Tant il est vrai que la caractéristique du Royaume n'est pas la
recherche de l'égalité, mais la réalisation de la charité: celle-ci,
«pleine de bonté, point envieuse ni présomptueuse, ne cherche point
son intérêt» (1Co 13:4 et suivant). Aussi tous les
rapprochements que l'Évangile inspire, entre gens d'origines fort
diverses, se présentent-ils, non comme une oeuvre d'égalité, mais
comme le fruit de l'unité d'esprit, de l'union fraternelle en
Jésus-Christ (Jn 10:16 11:52,Ga 3:28,Col 3:11). Quand saint Paul
souhaite l'égalité entre les chrétiens, c'est à propos de charité, au
nom de la grâce du Seigneur (2Co 8:7,15). Quand il renvoie et
recommande l'esclave Onésime à son maître offensé, ce n'est pas comme
son égal, mais comme son frère bien-aimé (Phm 1:16).
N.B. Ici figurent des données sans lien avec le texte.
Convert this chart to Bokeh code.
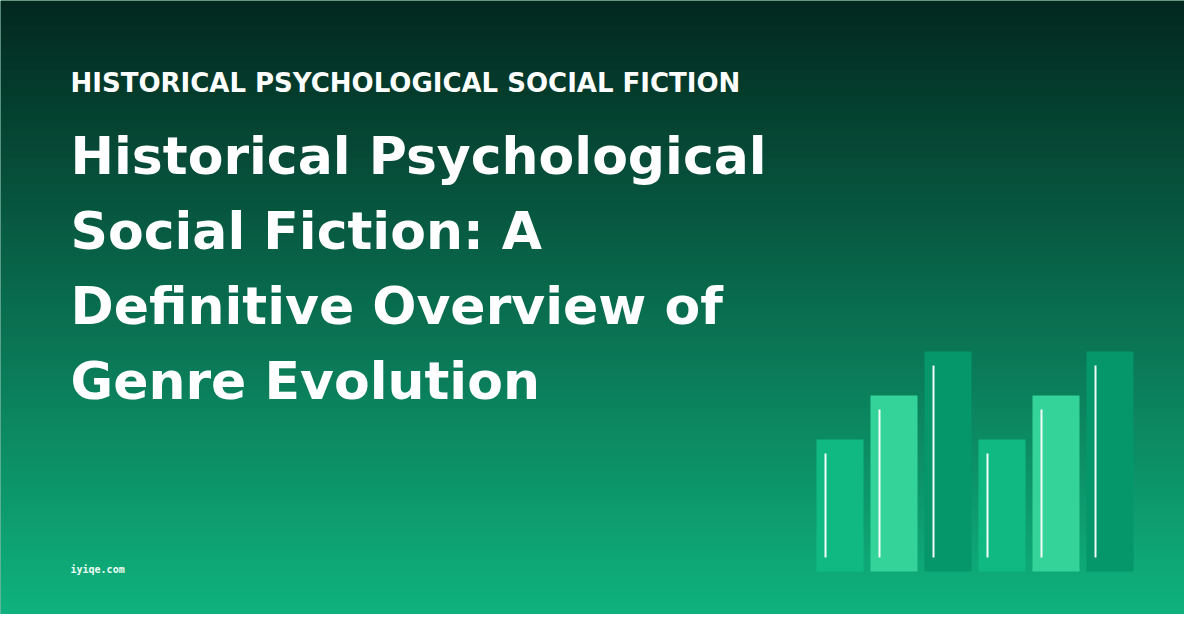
import numpy as np
from bokeh.plotting import figure
from bokeh.models import Range1d, ColumnDataSource
from bokeh.core.properties import value
from bokeh.embed import file_html
from bokeh.resources import INLINE

# ---- data ----
kicker = "HISTORICAL PSYCHOLOGICAL SOCIAL FICTION"
title_lines = ["Historical Psychological", "Social Fiction: A", "Definitive Overview of", "Genre Evolution"]
footer = "iyiqe.com"
bar_values = [0.6, 0.8, 1.0, 0.6, 0.8, 1.0]
bar_colors = ["#10b981", "#34d399", "#059669", "#10b981", "#34d399", "#059669"]

# ---- layout (page pixels, 1:1 with reference) ----
W, H = 1200, 630
PW, PH = 1184, 614
p = figure(width=PW, height=PH, output_backend="svg", toolbar_location=None,
           x_range=Range1d(0, PW), y_range=Range1d(PH, 0), min_border=0)
p.axis.visible = False
p.grid.visible = False
p.outline_line_color = None
p.background_fill_color = "#0a7855"
p.border_fill_color = "#0a7855"

# background gradient
top_c = np.array([3, 40, 31])
bot_c = np.array([16, 182, 128])
ys = np.arange(0, H, 1.0)
t = ys / (H - 1)
cols = ["#%02x%02x%02x" % tuple(int(round(v)) for v in (top_c * (1 - tt) + bot_c * tt)) for tt in t]
p.quad(left=0, right=W, top=ys, bottom=ys + 1.6, fill_color=cols, line_color=None)

# bars: own scales
base_y, full_h = 571.0, 220.0
pitch, x0c, bw = 54.0, 839.5, 47.0
p.extra_x_ranges = {"bx": Range1d((0 - x0c) / pitch, (PW - x0c) / pitch)}
p.extra_y_ranges = {"by": Range1d((base_y - PH) / full_h, base_y / full_h)}
idx = np.arange(len(bar_values))
src = ColumnDataSource(dict(x=idx, top=bar_values, color=bar_colors))
p.vbar(x="x", top="top", bottom=0, width=bw / pitch, fill_color="color", line_color=None,
       source=src, x_range_name="bx", y_range_name="by")
inset = 14.0 / full_h
lx = idx - 14.5 / pitch
p.segment(x0=lx, x1=lx, y0=np.array(bar_values) - inset, y1=inset, line_color="white",
          line_width=2, line_alpha=0.95, x_range_name="bx", y_range_name="by")

# texts
p.text(x=[70], y=[82], text=[kicker], text_color="white", text_font=value("DejaVu Sans"),
       text_font_style="bold", text_font_size="26px", text_baseline="alphabetic")
p.text(x=[70] * len(title_lines), y=[155 + 75 * i for i in range(len(title_lines))], text=title_lines,
       text_color="white", text_font=value("DejaVu Sans"), text_font_style="bold",
       text_font_size="52px", text_baseline="alphabetic")
p.text(x=[70], y=[569], text=[footer], text_color="#ecfdf5", text_font=value("DejaVu Sans Mono"),
       text_font_style="bold", text_font_size="10px", text_baseline="alphabetic")

open("out.html", "w").write(file_html(p, INLINE))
Si les
disciples, pas plus que le Seigneur, n'ont combattu au nom de
l'égalité humaine la domination de Rome ni l'institution de
l'esclavage, ils n'en ont pas moins implanté dans le monde, en
révélant au coeur de l'homme l'amour du Père, les germes
infailliblement libérateurs contre les iniquités de toute nature:
«Mes bien-aimés, si Dieu nous a ainsi aimés, nous aussi nous devons
nous aimer les uns les autres» (1Jn 4:11). Jn L.